The Art of Making to Measure

The Art of Making to Measure.

Our manufacturing base is situated in Walsall in central England. Walsall is a truly remarkable town and famous for being one of the only places in the world to have the skills and expertise to produce some of the very finest handmade English riding saddles. The art of making to measure is skill that takes many years to learn, and Walsall has a history like no other in the world of equestianism.




Whilst we acknowledge the technology that is available to us in the 21st century, we know that when creating the very best saddles in the world the hand and eye of a craftsman can never be bettered. This is why every Bliss saddle that we create is hand-cut, hand-made and hand-finished by an individual master saddle maker.

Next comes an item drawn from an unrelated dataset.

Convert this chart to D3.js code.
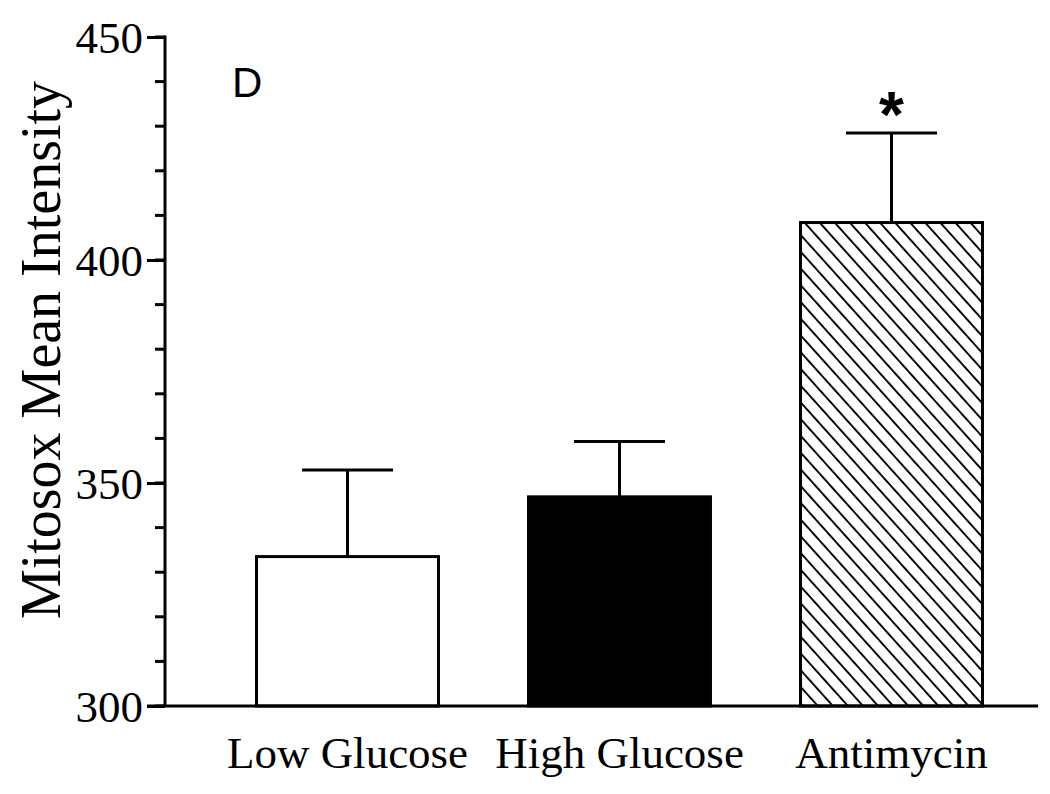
<!DOCTYPE html>
<html>
<head>
<meta charset="utf-8">
<script src="https://cdn.jsdelivr.net/npm/d3@7"></script>
<style>
  html, body { margin: 0; padding: 0; background: #fff; }
  svg { display: block; }
</style>
</head>
<body>
<script>
const categories = ["Low Glucose", "High Glucose", "Antimycin"];
const means = [333.5, 346.9, 408.4];
const errTops = [352.9, 359.3, 428.5];
const fills = ["white", "black", "hatch"];
const majorTicks = [300, 350, 400, 450];
const minorTicks = d3.range(300, 451, 10);
const significant = [false, false, true];

const W = 1050, H = 794;
const svg = d3.select("body").append("svg").attr("width", W).attr("height", H);

const defs = svg.append("defs");
const pat = defs.append("pattern")
  .attr("id", "hatch")
  .attr("patternUnits", "userSpaceOnUse")
  .attr("width", 11.2).attr("height", 11.2)
  .attr("patternTransform", "rotate(-42)");
pat.append("line").attr("x1", 1).attr("y1", 0).attr("x2", 1).attr("y2", 11.2)
  .attr("stroke", "black").attr("stroke-width", 1.9);

const y = d3.scaleLinear().domain([300, 450]).range([706, 37]);
const x = d3.scaleBand().domain(categories).range([211.5, 1027.5])
  .paddingInner(0.331).paddingOuter(0.1655);

const axisX = 165;

// minor ticks
svg.append("g").selectAll("line").data(minorTicks).join("line")
  .attr("x1", axisX - 10).attr("x2", axisX)
  .attr("y1", d => y(d)).attr("y2", d => y(d))
  .attr("stroke", "black").attr("stroke-width", 3);

// major ticks + labels via d3 axis
const yAxis = d3.axisLeft(y).tickValues(majorTicks).tickSize(18).tickPadding(4).tickFormat(d3.format("d"));
const gy = svg.append("g").attr("transform", `translate(${axisX},0)`).call(yAxis);
gy.select(".domain").remove();
gy.selectAll(".tick line").attr("stroke", "black").attr("stroke-width", 3);
gy.selectAll(".tick text")
  .attr("font-family", "'Liberation Serif', 'Times New Roman', serif")
  .attr("font-size", 45).attr("fill", "black").attr("dy", "0.34em");

// bars
svg.append("g").selectAll("rect").data(categories).join("rect")
  .attr("x", d => x(d))
  .attr("width", x.bandwidth())
  .attr("y", (d, i) => y(means[i]))
  .attr("height", (d, i) => y(300) - y(means[i]))
  .attr("fill", (d, i) => fills[i] === "hatch" ? "url(#hatch)" : fills[i])
  .attr("stroke", "black").attr("stroke-width", 3);

// error bars
const eg = svg.append("g");
categories.forEach((c, i) => {
  const cx = x(c) + x.bandwidth() / 2;
  eg.append("line").attr("x1", cx).attr("x2", cx)
    .attr("y1", y(means[i])).attr("y2", y(errTops[i]))
    .attr("stroke", "black").attr("stroke-width", 3);
  eg.append("line").attr("x1", cx - x.bandwidth() / 4).attr("x2", cx + x.bandwidth() / 4)
    .attr("y1", y(errTops[i])).attr("y2", y(errTops[i]))
    .attr("stroke", "black").attr("stroke-width", 3);
  if (significant[i]) {
    eg.append("text").attr("x", cx).attr("y", y(errTops[i]) + 4)
      .attr("text-anchor", "middle")
      .attr("font-family", "'Liberation Sans', Arial, sans-serif")
      .attr("font-weight", "bold").attr("font-size", 64)
      .text("*");
  }
});

// axes lines
svg.append("line").attr("x1", axisX).attr("x2", axisX)
  .attr("y1", y(450) - 1.5).attr("y2", y(300))
  .attr("stroke", "black").attr("stroke-width", 3);
svg.append("line").attr("x1", axisX - 18).attr("x2", 1038)
  .attr("y1", y(300)).attr("y2", y(300))
  .attr("stroke", "black").attr("stroke-width", 3);

// x labels
svg.append("g").selectAll("text").data(categories).join("text")
  .attr("x", d => x(d) + x.bandwidth() / 2)
  .attr("y", 768)
  .attr("text-anchor", "middle")
  .attr("font-family", "'Liberation Serif', 'Times New Roman', serif")
  .attr("font-size", 45)
  .text(d => d);

// y label
svg.append("text")
  .attr("transform", "translate(60,350) rotate(-90)")
  .attr("text-anchor", "middle")
  .attr("font-family", "'Liberation Serif', 'Times New Roman', serif")
  .attr("font-size", 56)
  .text("Mitosox Mean Intensity");

// panel letter
svg.append("text").attr("x", 232).attr("y", 97)
  .attr("font-family", "'Liberation Sans', Arial, sans-serif")
  .attr("font-size", 42)
  .text("D");
</script>
</body>
</html>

To discover the origins of Walsall's leather industry we need to look back to the Middle Ages. Amongst the town's recorded early crafts and occupations there are few references to leather workers but, in contrast, numerous ones to saddlers' ironmongers or loriners. Loriners produced a variety of horse-related items, including stirrups, bits, buckles, spurs, saddle trees and harness mounts and decorations.


The lorinery trade continued to grow throughout the 17th and 18th centuries but it was not until the early 19th century that leather working became an important local trade. The pioneers of the town's leather goods trade seem to have mostly been 'bridlecutters'. By settling in Walsall these men and women could call upon the highly developed skills of local loriners for their bits and buckles. The development of the town's leather working industry gained pace in the period after 1840. The building of the South Staffordshire Railway through Walsall in 1847 gave a boost to the trade and by 1851 there were 75 firms making bridles, saddles and harness.


Horses were an essential part of Victorian economic and social life, and provided a huge market for Walsall's manufacturers. The working horse was still the chief means of power on most farms and in most cities, and in total there were around 3.3 million horses in late Victorian Britain. In the last decades of the 19th century the Walsall leather trades entered upon a 'Golden Age' of unprecedented prosperity.


It is thanks to this prestigious saddle making heritage when blended with the eye of the designer that Bliss saddles truly come to life.